I have a short, simple C program, which is supposed to call an assembly function. I compile the assembler using nasm and the c program using MingW's implementation of the gcc. The two are linked together with a makefile - bog-simple. And yet, linkage fails on the claim the claim that the external function is an 'undefined reference'
Relevant part of the makefile:
assign0: ass0.o main.o
gcc -v -m32 -g -Wall -o assign0 ass0.o main.o
main.o: main.c
gcc -g -c -Wall -m32 -o main.o main.c
ass0.o: ass0.s
nasm -g -f elf -w+all -o ass0.o ass0.s
The beginning of the assembly file:
section .data ; data section, read-write
an: DD 0 ; this is a temporary var
section .text ; our code is always in the .text section
global do_str ; makes the function appear in global scope
extern printf
do_str: ; functions are defined as labels
[Just Code]
And the c file's declaration:
extern int do_str(char* a);
This has worked on at least one Kubuntu installation, failed on another, and failed on MingW. Does anyone have an idea?
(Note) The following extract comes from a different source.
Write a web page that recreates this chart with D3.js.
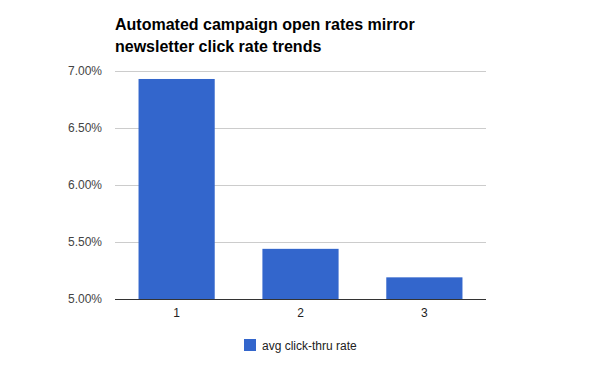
<!DOCTYPE html>
<html>
<head>
<meta charset="utf-8">
<script src="https://cdn.jsdelivr.net/npm/d3@7"></script>
<style>
  body { margin: 0; background: #fff; }
  svg { display: block; font-family: "Liberation Sans", Arial, sans-serif; }
</style>
</head>
<body>
<div id="chart"></div>
<script>
var categories = ["1", "2", "3"];
var clickRates = [6.93, 5.44, 5.19];
var tickValues = [5.0, 5.5, 6.0, 6.5, 7.0];
var seriesName = "avg click-thru rate";
var titleLines = ["Automated campaign open rates mirror", "newsletter click rate trends"];

var width = 600, height = 371;
var margin = {top: 71, right: 114, bottom: 72, left: 115};

var svg = d3.select("#chart").append("svg")
    .attr("width", width)
    .attr("height", height);

var x = d3.scaleBand()
    .domain(categories)
    .range([margin.left, width - margin.right])
    .paddingInner(0.385)
    .paddingOuter(0.19);

var y = d3.scaleLinear()
    .domain([5, 7])
    .range([height - margin.bottom, margin.top]);

// title
svg.append("g")
  .selectAll("text")
  .data(titleLines)
  .join("text")
    .attr("x", margin.left)
    .attr("y", (d, i) => 30 + i * 22)
    .style("font-size", "16px")
    .style("font-weight", "bold")
    .attr("fill", "#000")
    .text(d => d);

// gridlines
svg.append("g")
  .selectAll("line")
  .data(tickValues.slice(1))
  .join("line")
    .attr("x1", margin.left)
    .attr("x2", width - margin.right)
    .attr("y1", d => Math.round(y(d)) + 0.5)
    .attr("y2", d => Math.round(y(d)) + 0.5)
    .attr("stroke", "#cccccc");

// y tick labels
svg.append("g")
  .selectAll("text")
  .data(tickValues)
  .join("text")
    .attr("x", margin.left - 13)
    .attr("y", d => y(d))
    .attr("dy", "0.35em")
    .attr("text-anchor", "end")
    .style("font-size", "12px")
    .attr("fill", "#444")
    .text(d => d3.format(".2f")(d) + "%");

// bars
svg.append("g")
  .selectAll("rect")
  .data(clickRates)
  .join("rect")
    .attr("x", (d, i) => x(categories[i]))
    .attr("y", d => y(d))
    .attr("width", x.bandwidth())
    .attr("height", d => y(5) - y(d))
    .attr("fill", "#3366cc");

// baseline
svg.append("line")
    .attr("x1", margin.left)
    .attr("x2", width - margin.right)
    .attr("y1", Math.round(y(5)) + 0.5)
    .attr("y2", Math.round(y(5)) + 0.5)
    .attr("stroke", "#333");

// x labels
svg.append("g")
  .selectAll("text")
  .data(categories)
  .join("text")
    .attr("x", d => x(d) + x.bandwidth() / 2)
    .attr("y", 317)
    .attr("text-anchor", "middle")
    .style("font-size", "12px")
    .attr("fill", "#222")
    .text(d => d);

// legend
var legend = svg.append("g");
legend.append("rect")
    .attr("x", 244)
    .attr("y", 339)
    .attr("width", 12)
    .attr("height", 12)
    .attr("fill", "#3366cc");
legend.append("text")
    .attr("x", 262)
    .attr("y", 350)
    .style("font-size", "12px")
    .attr("fill", "#222")
    .text(seriesName);
</script>
</body>
</html>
... the claim that the external function is an 'undefined reference'
LOL! Linkers do not "claim" falsehoods. You will not convince it to change its mind by insisting that you are correct or it is wrong. Accept what the tools tell you to be the truth without delay. This is key to rapidly identifying the problem.
Almost every C compiler, including those you are using, generates global symbols with an underscore prefix to minimize name collisions with assembly language symbols. For example, change your code to
extern _printf
...
call _printf
and error messages about printf being undefined will go away. If you do get an undefined reference to _printf, it is because the linker is not accessing the C runtime library. The link command can be challenging to get correct. Usually doing so is not very educational, so crib from a working project, or look for an example. This is way that IDEs are very helpful.
As for the C code calling the assembly function, it is usually easiest to write the assembly function using C's conventions:
global _do_str
_do_str:
Alternatively, you could declare the function to use the Pascal calling convention:
extern int pascal do_str ( whatever parameters are needed);
...
retval = do_str ("hello world");
The Pascal calling convention is substantially different from C's: it does not prepend a leading underscore to the symbol, the caller is responsible for removing the parameters after return, and the parameters are in a different order, possibly with some parameter data types being passed in registers rather than on the stack. See the compiler references for all the details.
C compilers may call the actual "function" differently, e.g. _do_str instead of do_str. Name mangling not happening always could depends on the system (and of course on the compiler). Try calling the asm function _do_str. Using proper attributes (in gcc) could also fix the problem. Also read this.